**DATA LINES:**
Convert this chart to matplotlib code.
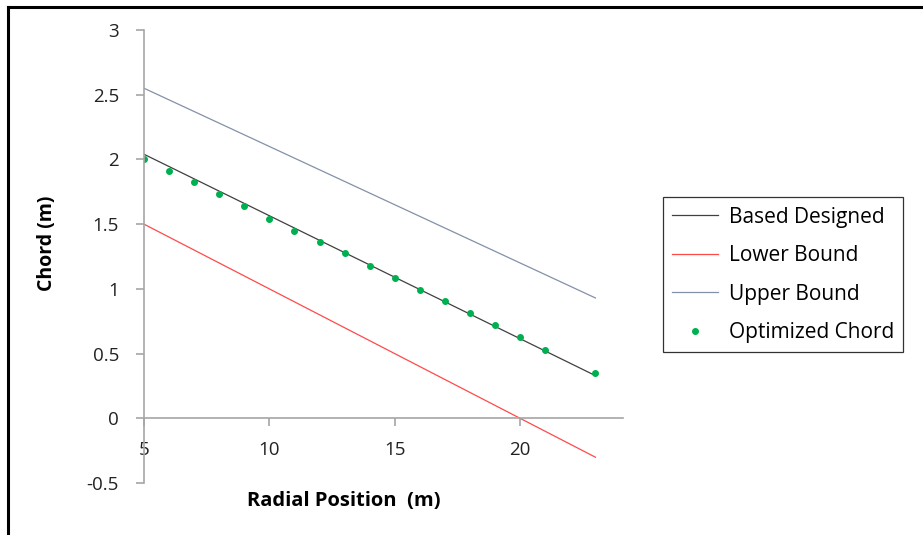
import numpy as np
import matplotlib
import matplotlib.pyplot as plt
from matplotlib.lines import Line2D

matplotlib.use('agg')
plt.rcParams['font.family'] = ['Open Sans', 'DejaVu Sans']

# radial positions (m)
radius = [5, 6, 7, 8, 9, 10, 11, 12, 13, 14, 15, 16, 17, 18, 19, 20, 21, 22, 23]
based_designed = [2.04, 1.945, 1.85, 1.755, 1.66, 1.565, 1.47, 1.375, 1.28, 1.185,
                  1.09, 0.995, 0.90, 0.805, 0.71, 0.615, 0.52, 0.425, 0.33]
lower_bound = [1.5, 1.4, 1.3, 1.2, 1.1, 1.0, 0.9, 0.8, 0.7, 0.6,
               0.5, 0.4, 0.3, 0.2, 0.1, 0.0, -0.1, -0.2, -0.3]
upper_bound = [2.55, 2.46, 2.37, 2.28, 2.19, 2.10, 2.01, 1.92, 1.83, 1.74,
               1.65, 1.56, 1.47, 1.38, 1.29, 1.20, 1.11, 1.02, 0.93]

opt_radius = [5, 6, 7, 8, 9, 10, 11, 12, 13, 14, 15, 16, 17, 18, 19, 20, 21, 23]
opt_chord = [2.0, 1.91, 1.825, 1.73, 1.64, 1.54, 1.45, 1.365, 1.275, 1.175,
             1.085, 0.995, 0.905, 0.81, 0.72, 0.63, 0.53, 0.35]

xticks = [5, 10, 15, 20]
yticks = [-0.5, 0, 0.5, 1, 1.5, 2, 2.5, 3]
ytick_labels = ['-0.5', '0', '0.5', '1', '1.5', '2', '2.5', '3']

fig = plt.figure(figsize=(9.23, 5.35), dpi=100)
ax = fig.add_axes([0.156, 0.097, 0.519, 0.847])

ax.plot(radius, based_designed, color='#404040', lw=0.9, label='Based Designed')
ax.plot(radius, lower_bound, color='#ff4a4a', lw=0.9, label='Lower Bound')
ax.plot(radius, upper_bound, color='#8391a8', lw=0.9, label='Upper Bound')
ax.plot(opt_radius, opt_chord, ls='none', marker='o', ms=4, color='#00b050',
        label='Optimized Chord')

ax.set_xlim(5, 24.1)
ax.set_ylim(-0.5, 3)
ax.set_xticks(xticks)
ax.set_xticklabels([str(t) for t in xticks])
ax.set_yticks(yticks)
ax.set_yticklabels(ytick_labels)

for s in ['top', 'right']:
    ax.spines[s].set_visible(False)
ax.spines['bottom'].set_position(('data', 0))
ax.spines['left'].set_position(('data', 5))
for s in ['bottom', 'left']:
    ax.spines[s].set_color('#a6a6a6')
    ax.spines[s].set_linewidth(1.2)

ax.tick_params(axis='both', colors='#a6a6a6', labelcolor='#222222', labelsize=13.5,
               length=6, width=1.2, direction='out')
ax.tick_params(axis='y', pad=12)
ax.tick_params(axis='x', pad=10)

ax.set_ylabel('Chord (m)', fontsize=14, fontweight='bold')
ax.yaxis.set_label_coords(-0.182, 0.53)
fig.text(0.372, 0.064, 'Radial Position  (m)', fontsize=14.5, fontweight='bold',
         ha='center', va='center')

leg = ax.legend(loc='upper left', bbox_to_anchor=(1.0835, 0.631), fontsize=15,
                frameon=True, fancybox=False, edgecolor='black', handlelength=2.2,
                labelspacing=0.84, borderpad=0.45, handletextpad=0.5,
                borderaxespad=0)
leg.get_frame().set_linewidth(0.9)

# black frame along top and left of the picture
fig.add_artist(Line2D([0.0087, 0.0087], [0.0, 0.987], color='black', lw=2.2,
                      transform=fig.transFigure))
fig.add_artist(Line2D([0.0087, 1.0], [0.987, 0.987], color='black', lw=2.2,
                      transform=fig.transFigure))

plt.savefig('out.png', dpi=100)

**GOAL:** Each line of the data is to be duplicated exactly; pictures stay out of the copy.

**FINISHED TASK:**
Convert this chart to matplotlib code.
import numpy as np
import matplotlib
import matplotlib.pyplot as plt
from matplotlib.lines import Line2D

matplotlib.use('agg')
plt.rcParams['font.family'] = ['Open Sans', 'DejaVu Sans']

# radial positions (m)
radius = [5, 6, 7, 8, 9, 10, 11, 12, 13, 14, 15, 16, 17, 18, 19, 20, 21, 22, 23]
based_designed = [2.04, 1.945, 1.85, 1.755, 1.66, 1.565, 1.47, 1.375, 1.28, 1.185,
                  1.09, 0.995, 0.90, 0.805, 0.71, 0.615, 0.52, 0.425, 0.33]
lower_bound = [1.5, 1.4, 1.3, 1.2, 1.1, 1.0, 0.9, 0.8, 0.7, 0.6,
               0.5, 0.4, 0.3, 0.2, 0.1, 0.0, -0.1, -0.2, -0.3]
upper_bound = [2.55, 2.46, 2.37, 2.28, 2.19, 2.10, 2.01, 1.92, 1.83, 1.74,
               1.65, 1.56, 1.47, 1.38, 1.29, 1.20, 1.11, 1.02, 0.93]

opt_radius = [5, 6, 7, 8, 9, 10, 11, 12, 13, 14, 15, 16, 17, 18, 19, 20, 21, 23]
opt_chord = [2.0, 1.91, 1.825, 1.73, 1.64, 1.54, 1.45, 1.365, 1.275, 1.175,
             1.085, 0.995, 0.905, 0.81, 0.72, 0.63, 0.53, 0.35]

xticks = [5, 10, 15, 20]
yticks = [-0.5, 0, 0.5, 1, 1.5, 2, 2.5, 3]
ytick_labels = ['-0.5', '0', '0.5', '1', '1.5', '2', '2.5', '3']

fig = plt.figure(figsize=(9.23, 5.35), dpi=100)
ax = fig.add_axes([0.156, 0.097, 0.519, 0.847])

ax.plot(radius, based_designed, color='#404040', lw=0.9, label='Based Designed')
ax.plot(radius, lower_bound, color='#ff4a4a', lw=0.9, label='Lower Bound')
ax.plot(radius, upper_bound, color='#8391a8', lw=0.9, label='Upper Bound')
ax.plot(opt_radius, opt_chord, ls='none', marker='o', ms=4, color='#00b050',
        label='Optimized Chord')

ax.set_xlim(5, 24.1)
ax.set_ylim(-0.5, 3)
ax.set_xticks(xticks)
ax.set_xticklabels([str(t) for t in xticks])
ax.set_yticks(yticks)
ax.set_yticklabels(ytick_labels)

for s in ['top', 'right']:
    ax.spines[s].set_visible(False)
ax.spines['bottom'].set_position(('data', 0))
ax.spines['left'].set_position(('data', 5))
for s in ['bottom', 'left']:
    ax.spines[s].set_color('#a6a6a6')
    ax.spines[s].set_linewidth(1.2)

ax.tick_params(axis='both', colors='#a6a6a6', labelcolor='#222222', labelsize=13.5,
               length=6, width=1.2, direction='out')
ax.tick_params(axis='y', pad=12)
ax.tick_params(axis='x', pad=10)

ax.set_ylabel('Chord (m)', fontsize=14, fontweight='bold')
ax.yaxis.set_label_coords(-0.182, 0.53)
fig.text(0.372, 0.064, 'Radial Position  (m)', fontsize=14.5, fontweight='bold',
         ha='center', va='center')

leg = ax.legend(loc='upper left', bbox_to_anchor=(1.0835, 0.631), fontsize=15,
                frameon=True, fancybox=False, edgecolor='black', handlelength=2.2,
                labelspacing=0.84, borderpad=0.45, handletextpad=0.5,
                borderaxespad=0)
leg.get_frame().set_linewidth(0.9)

# black frame along top and left of the picture
fig.add_artist(Line2D([0.0087, 0.0087], [0.0, 0.987], color='black', lw=2.2,
                      transform=fig.transFigure))
fig.add_artist(Line2D([0.0087, 1.0], [0.987, 0.987], color='black', lw=2.2,
                      transform=fig.transFigure))

plt.savefig('out.png', dpi=100)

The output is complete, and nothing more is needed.